Market conditions have recently looked promising for investors looking to get into a blue chip stock at deeply discounted rates. GM stock took a massive beating last week, closing at a 50 year low of $4.89 on October 10th. Forecasts portraying the future sales automobiles show a significant decline in sales due to the difficulties for consumers to obtain credit for purchase. Incentives by the auto industry have increased demand, but the problem of credit remains. While panic gripped the exchange last week, this morning seems to be showing a bit of that silver lining. The larger question to ask is: Is now the right time to jump into GM?

Speaking on condition of anonymity, executives at GM and Chrysler have both indicated that the market is ripe for such a consolidation. Auto manufacturers such as GM, Chrysler, and Ford could benefit from such a merger. Decreased costs would cut billions from the bottom line. A merger would also yield an increased network for sales which brings the best of both worlds to each of the participants. Combining engine and transmission development and production alone could save $10 billion to $20 billion a year and possibly $500 to $1,000 per car, say some industry insiders. The executives who confirmed the talks between GM and Chrysler said negotiations, which began in August, have been tabled until the financial markets calm down. “Talks will pick up again,” said one high-ranking executive.

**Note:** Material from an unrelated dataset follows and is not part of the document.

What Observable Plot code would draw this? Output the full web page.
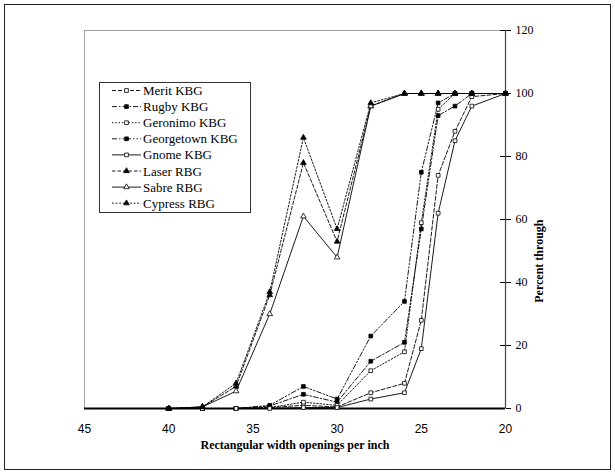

GM and Ford have also had discussions about a merger or formal tie-up in the last two years as well, according to executives with knowledge of those discussions. But the talks, the same executives said, have not gotten very far. Ford, which is also worried about cash, is in talks to sell its stake in Mazda Motor to enhance its liquidity. Seems that all possible participants, Ford, GM, and Chrysler, are in a liquidity bind. Credit rating agency Fitch Ratings issued a report expressing concern that GM and Ford Motor won’t have enough cash to last through 2009 if sales continue to fall. On Friday, GM issued a statement denying that it’s considering any sort of Chapter 11 protection.

If a merger were to take place between the two auto industry giants for the sake of survival, the restructure would be immense. The GM brand would have to take measures such as layoffs, plant closings, and dealership shutdowns; which would all be necessary to ensure the entire structure as a whole doesn’t collapse.

So, is it the right time to jump in while the stock is under such pressure? In this writer’s opinion – Not quite yet. Wait until the third-quarter earnings report comes out later this month to check out their current standing. If you can tolerate some higher levels of risk for a short term gain, then I’d say now would be the time to put the stock on radar to potentially enjoy a nice bounce-back from the 50-year low. But keep a weathered eye on it if you invest and set stop-losses to protect yourself.